Germany: Merkel’s party suffers loss in Berlin election
Backlash against immigrant policy raises questions over whether chancellor will stand for a fourth term next year.
German Chancellor Angela Merkel’s party has suffered an electoral blow in Berlin state elections, two weeks after her Christian Democrats (CDU) party came third in an eastern state amid a growing backlash against her immigration policy.
The anti-immigrant party Alternative for Germany (AfD) gained support, capitalising on anger over Merkel’s open-door refugee policy that has allowed one million asylum seekers into Germany, with 70,000 of them coming to Berlin.
READ MORE: 40 percent of Germans want Merkel to quit over refugees
AfD, which has campaigned heavily on the refugee issue, managed to garner 12.2 percent of the vote and will enter its tenth regional assembly of the country’s 16 states.
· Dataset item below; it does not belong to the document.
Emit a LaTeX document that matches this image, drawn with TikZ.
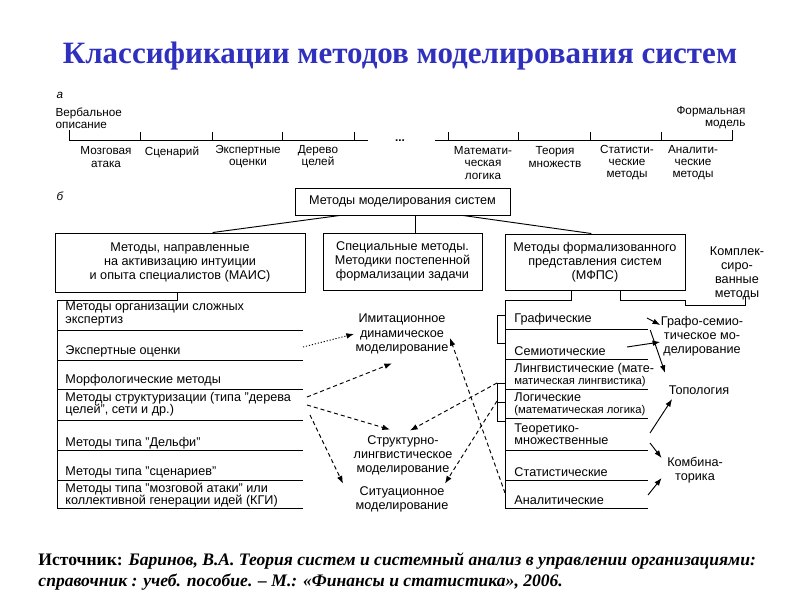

CDU’s coalition partner, the Social Democrats (SPD), also lost support, falling to 23.1 percent from 28.3 percent but remained the biggest party and is likely to ditch Merkel’s party from their current coalition.
The Social Democrats, Merkel’s junior coalition partner at the federal level, may strike deals with Greens and the Left party, each of them getting 16.5 percent of the vote.
A backlash against the chancellor’s immigrant policy has raised questions about whether Merkel, Europe’s most powerful leader, will stand for a fourth term next year.
“There is no question, we didn’t get a good result in Berlin today,” said Michael Grosse-Broemer, a senior CDU politician. However, he blamed his party’s historic losses in Berlin primarily on local issues.
“I think it is dangerous to transfer the Berlin result to the federal level,” he told broadcaster ZDF.
READ MORE: The rise of Germany’s anti-refugee right
The election in the chronically indebted city-state of 3.5 million people was dominated by many local issues including poor public services, crumbling schools, late trains and a housing shortage, as well as how to cope with the migrant influx.
Nonetheless, the vote marked another milestone for the upstart AfD, which has campaigned on a xenophobic platform – similar to France’s National Front and far-right populists in Austria and the Netherlands – and gained support especially in Berlin’s poor eastern districts.
“From zero to double digits, that’s unique for Berlin. The grand coalition has been voted out – not yet at the federal level, but that will happen next year,” said AfD candidate Georg Pazderski to cheering supporters after the results.
Berlin’s SPD Mayor Michael Mueller warned on the eve of the election that a strong AfD result would be “seen throughout the world as a sign of the resurgence of the right and of Nazis in Germany”.